The cumulative effect of these issues, which are often interrelated, is an environment in which women in computational materials research, and many other fields, receive fewer citations, fewer grants and awards, fewer networking opportunities, disproportionate workloads, and evaluations and recommendations that comment on their gender and family commitments instead of solely focusing on their work.

And that has a big impact: Not only do women leave computational materials research at rates much higher than male counterparts, but fewer women join the field—with female participation stagnating for decades. By some estimates, if women continue to enter chemical engineering, including computational research, at the current rate, they won’t reach parity with men in the foreseeable future, as the proportion of undergraduate degrees awarded in the field has remained stagnant since the early 1990s.

Cersonsky says that while the paper highlights these issues, it also has a positive bent, including many recommendations and input from prominent women in the discipline. “A lot of things have changed for women in the field,” she says. “But we can’t ignore that there are still measurable inequities and unequal treatment, and societal effects and secondary effects that make our field inhospitable to women. And we need to fix these things.”

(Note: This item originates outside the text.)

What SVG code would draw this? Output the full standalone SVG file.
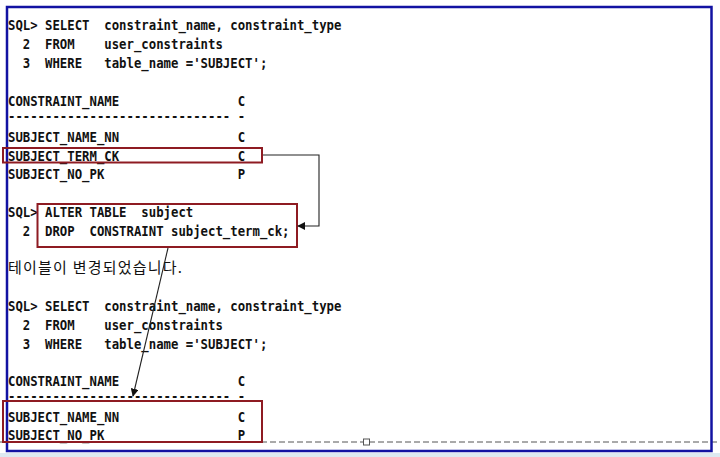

The researchers’ suggestions include creating a database of female and underrepresented computational scientists to diversify speaker lists and amplify these researchers as role models to future generations. The team also emphasize the importance of mentorship, both formal and informal, in the research community. Continued reformation of funding and research metrics would also help address unconscious bias. One potential reform is the inclusion of citation diversity statements in papers, which would help authors examine their citation practices. Finally, they emphasize that caregiving should be rebranded as not solely affecting women, and institutions should encourage parents of all genders to utilize professional flexibility and parental leave, without stigma.

Cersonsky says these recommendations are a start. But much of the change needs to take place at a higher level. “Really, one of our big audiences is institutions,” she says. “A lot of this change has to come from institutions in terms of initiatives like hiring, funding and those types of things.”

Change also needs to take place at the societal level to fix the “leaky pipeline” in which girls with an aptitude for the sciences drift away from those fields due to societal expectations and bias as they reach higher levels of education.

In the meantime, Cersonsky says she wants to give women who have chosen science reasons to hope. “We want to make sure that women in departments where they might not have female colleagues, or departments where they are siloed because they’re a woman, know that there’s a community of other women out there who care and are feeling the same things. And that are trying to push our community forward,” she says.